For the gear boxes (front and rear diffs, transfer case) the book says to fill slightly below the level of the fill hole, but most people add fluid until it starts to run out of the hole then replace the plug. Be sure you can get the (24mm) fill plug off before you remove the drain plugs. An impact socket with the outer edge/rim ground down flat (to fit closer to the plug flats) works well.
I use a 24mm "oil filter wrench" with 3/8" drive; it's a small socket and works well.
You don't say if your 80 series is locked or not but 9 quarts should do it.
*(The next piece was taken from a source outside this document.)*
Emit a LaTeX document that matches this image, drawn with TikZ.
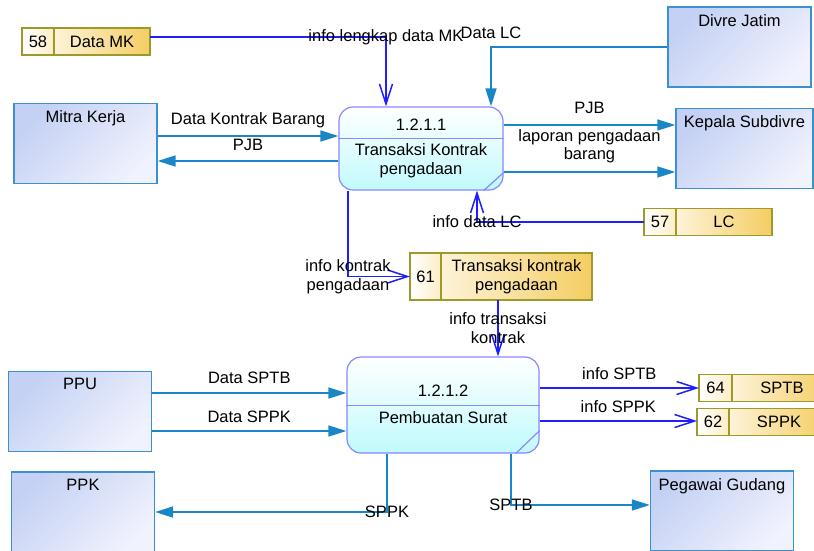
\documentclass[tikz,border=0pt]{standalone}
\usepackage{fontspec}
\setmainfont{Liberation Sans}
\usetikzlibrary{calc}
\usetikzlibrary{positioning}
\usetikzlibrary{arrows.meta}
\definecolor{flowblue}{HTML}{1A86C8}
\definecolor{infoblue}{HTML}{1E1EFF}
\definecolor{entline}{HTML}{3A90D0}
\definecolor{entdark}{HTML}{C4D1F4}
\definecolor{entlight}{HTML}{F0F2FD}
\definecolor{procline}{HTML}{8888FF}
\definecolor{proccyan}{HTML}{C0FAFD}
\definecolor{storeline}{HTML}{9C9A2A}
\definecolor{storegold}{HTML}{F4CD62}
\definecolor{storecream}{HTML}{FDF3D8}
\tikzset{
	entity/.style={draw=entline, line width=1.3pt, top color=entdark, bottom color=entlight, shading angle=45,
		minimum width=143pt, minimum height=80pt, inner sep=0pt,
		label={[below,inner sep=7.5pt]north:#1}},
	process/.style={draw=procline, line width=1.2pt, rounded corners=14pt, top color=white, bottom color=proccyan, inner sep=0pt},
	procdiv/.style={draw=procline, line width=1.2pt},
	storenum/.style={draw=storeline, line width=1.2pt, left color=white, right color=storecream!85!storegold,
		minimum height=27pt, inner sep=0pt, outer sep=0pt},
	storename/.style={draw=storeline, line width=1.2pt, left color=storecream, right color=storegold,
		minimum height=27pt, inner sep=0pt, outer sep=0pt, align=center},
	flow/.style={draw=flowblue, line width=1.6pt, -{Triangle[length=18pt,width=11pt]}},
	info/.style={draw=infoblue, line width=1.5pt, -{Straight Barb[length=20pt,width=13pt]}},
}
\begin{document}
\begin{tikzpicture}[x=1pt,y=-1pt,font=\fontsize{16.5}{18.5}\selectfont]
	\useasboundingbox (0,0) rectangle (814,550);
	\clip (0,0) rectangle (814,550);
	% external entities
	\node[entity=Mitra Kerja] (mitra) at (85.5,143.5) {};
	\node[entity=Divre Jatim] (divre) at (739.5,47) {};
	\node[entity=Kepala Subdivre, minimum width=137pt] (kepala) at (744.5,148.5) {};
	\node[entity=PPU] (ppu) at (80,411.5) {};
	\node[entity=PPK] (ppk) at (83,512) {};
	\node[entity=Pegawai Gudang] (gudang) at (722,511) {};
	% data stores
	\node[storenum, minimum width=32pt] (s58num) at (38,41.5) {58};
	\node[storename, minimum width=96pt, right=0pt of s58num] (s58name) {Data MK};
	\node[storenum, minimum width=32pt] (s57num) at (660,222) {57};
	\node[storename, minimum width=96pt, right=0pt of s57num] (s57name) {LC};
	\node[storenum, minimum width=31pt, minimum height=47pt] (s61num) at (425.5,276.5) {61};
	\node[storename, minimum width=151pt, minimum height=47pt, right=0pt of s61num] (s61name) {Transaksi kontrak\\pengadaan};
	\node[storenum, minimum width=33pt] (s64num) at (715.5,388) {64};
	\node[storename, minimum width=100pt, right=0pt of s64num] (s64name) {SPTB};
	\node[storenum, minimum width=32pt] (s62num) at (713,422) {62};
	\node[storename, minimum width=100pt, right=0pt of s62num] (s62name) {SPPK};
	% processes
	\node[process, minimum width=164pt, minimum height=83pt] (p1) at (421,148.5) {};
	\draw[procdiv] ($(p1.north west)+(0,32)$) -- ($(p1.north east)+(0,32)$);
	\draw[procdiv] ($(p1.south east)+(0,-18)$) -- ($(p1.south east)+(-20,0)$);
	\node at ($(p1.north)+(0,18)$) {1.2.1.1};
	\node[align=center] at ($(p1.north)+(0,54.5)$) {Transaksi Kontrak\\pengadaan};
	\node[process, minimum width=192pt, minimum height=96pt] (p2) at (443,405) {};
	\draw[procdiv] ($(p2.north west)+(0,49)$) -- ($(p2.north east)+(0,49)$);
	\draw[procdiv] ($(p2.south east)+(0,-23)$) -- ($(p2.south east)+(-24,0)$);
	\node at ($(p2.north)+(0,34)$) {1.2.1.2};
	\node at ($(p2.north)+(0,61)$) {Pembuatan Surat};
	% flows of process 1.2.1.1
	\draw[info] ($(s58name.east)+(0,-4.5)$) -| node[pos=0.5] {info lengkap data MK} ($(p1.north)+(-35,0)$);
	\draw[flow] (divre.west) -| node[pos=0.5, yshift=14pt] {Data LC} ($(p1.north)+(70,0)$);
	\draw[flow] ($(mitra.east)+(0,-7.5)$) coordinate (dkb) -- node[yshift=16pt] {Data Kontrak Barang} (dkb -| p1.west);
	\draw[flow] ($(p1.west)+(0,12.5)$) coordinate (pjbm) -- node[yshift=16pt] {PJB} (pjbm -| mitra.east);
	\draw[flow] ($(p1.east)+(0,-23.5)$) coordinate (pjbk) -- node[yshift=17pt] {PJB} (pjbk -| kepala.west);
	\draw[flow] ($(p1.east)+(0,23.5)$) coordinate (lap) -- node[yshift=26pt, align=center] {laporan pengadaan\\barang} (lap -| kepala.west);
	\draw[info] (s57num.west) -| node[pos=0.5] {info data LC} ($(p1.south)+(56,0)$);
	\draw[info] ($(p1.south)+(-73,0)$) |- node[pos=0.5, align=center] {info kontrak\\pengadaan} (s61num.west);
	\draw[info] ($(s61name.south)+(-18.5,0)$) coordinate (itk) -- node[align=center] {info transaksi\\kontrak} (itk |- p2.north);
	% flows of process 1.2.1.2
	\draw[flow] ($(ppu.east)+(0,-18.5)$) coordinate (dsptb) -- node[yshift=15pt] {Data SPTB} (dsptb -| p2.west);
	\draw[flow] ($(ppu.east)+(0,19.5)$) coordinate (dsppk) -- node[yshift=14pt] {Data SPPK} (dsppk -| p2.west);
	\draw[flow] ($(p2.south)+(-56,0)$) |- node[pos=0.5] {SPPK} (ppk.east);
	\draw[flow] ($(p2.south)+(68,0)$) |- node[pos=0.5] {SPTB} ($(gudang.west)+(0,-6)$);
	\draw[info] ($(p2.east)+(0,-17)$) coordinate (isptb) -- node[yshift=14pt] {info SPTB} (isptb -| s64num.west);
	\draw[info] ($(p2.east)+(0,16)$) coordinate (isppk) -- node[yshift=14pt] {info SPPK} (isppk -| s62num.west);
\end{tikzpicture}
\end{document}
Just about any GL4/5 Gear oil you find in Wally Marts will work, the generic house brand or Valvoline, 80-90 or 75-90. In SoCal you could add a heavier weight gear oil to the diffs if you wanted.
If your front diff gear oil is blackish green it's contaminated with grease sucked in from the knuckles, so you want to bypass the factory axle housing breather with just a length of hose up to the engine bay then put a small filter in the end. Zip tie it off somewhere like on a bracket out of the way.
So you could use the cheapo gear oil in the front, run it awhile, then drain it out (to help remove some of the gunk) then replace with the better gear oil. after you've bypassed the factory breather.
Don't forget the rear breather, they can get stuck open and draw in humid air into the axle housing. At a minimum replace the breather. Need to put the vehicle on a lift or remove the left rear wheel to reach the breather for the rear axle.
For engine oil, buy 8 quarts but you will use just a little less than that. Any oil brand you like but synthetic is maybe better. The most important thing however is the filter, never use generic or cheapo filters. Either Toyota filters
or some other top shelf brand (never Wix or a white box filter at the oil change shop).
Already mentioned above; the U-joints need to be regreased on a regular basis, grease monkeys will tell you they're "lifetime", they are not. Each (four) has a zerk (grease) fitting and should be regreased every 5000-7000 miles. Any name brand grease will work, take your pick, but buy a manual grease gun and learn to do it yourself, IME NO ONE ELSE will do it correctly.
The slip yolks as mentioned above (one zerk for each driveshaft) require a Moly fortified grease like the Vavloline Palladium (NAPA stores sell it)
Some people use the same grease for everything so they only need one grease gun.